Expectations are Clear
Last but not least, the reviewers should clearly state their expectations from the author. I believe a comment usually falls within five categories:
- Blocking: The current code introduces a bug or does not match what the PR should deliver; a change is expected.
- Question: Clarification requested to ensure that reviewer and author are on the same page; a reply is preferred.
- Nitpick: A change that does not impact the code behavior, that may be purely style or preferred practice; change or reply are optional.
- Context: Some information about the piece of code or feature, to help the author acquire knowledge about either; reply is optional.
- Future Improvement: Some tidying up, clean or logic improvements that seem to be out of the scope of the PR; may be tackled now, with a follow-up PR, tracked in an issue or discussed further for planning.
One should be able to deduce what type of comment can lead to a “Request Change” review result:
- Critical: This should lead to “request change”
- Question: While it should not lead to “request change”, an “approval” may be held off until clarifications are made.
- Nitpick/Context/Future Improvement: Should not impact the review result either way.
Which means that a reviewer marking a PR as “Request Change” must clearly state why with the presence of blocking comments.
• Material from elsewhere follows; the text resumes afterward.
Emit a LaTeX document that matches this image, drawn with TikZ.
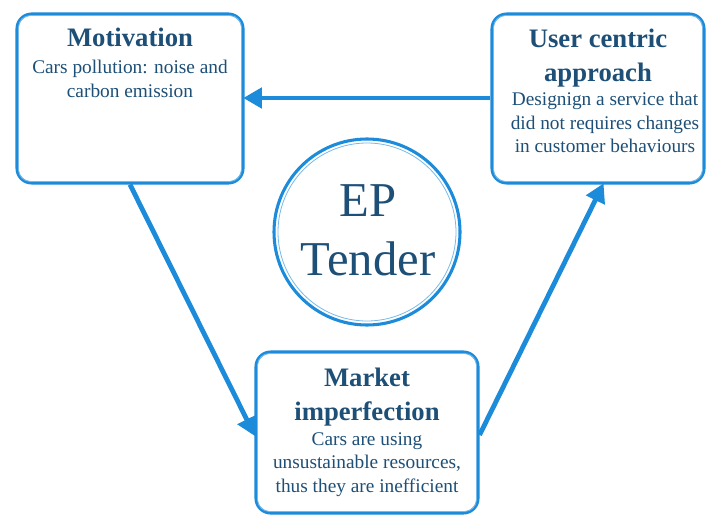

Similarly, a reviewer commenting on a PR without “approving” must clearly state why with the presence of questions or desired clarifications.
Conclusion
Opening or reviewing a PR is collaborating with other maintainers towards the best outcome. The same way code needs to be readable for later maintenance, a PR, or set of changes, needs to also be readable for review. Small incremental PRs will lead to faster merge and feature delivery.
On the other hand, reviewing a PR is providing feedback on said code, and it is essential to state expectations and make expectations ambiguous.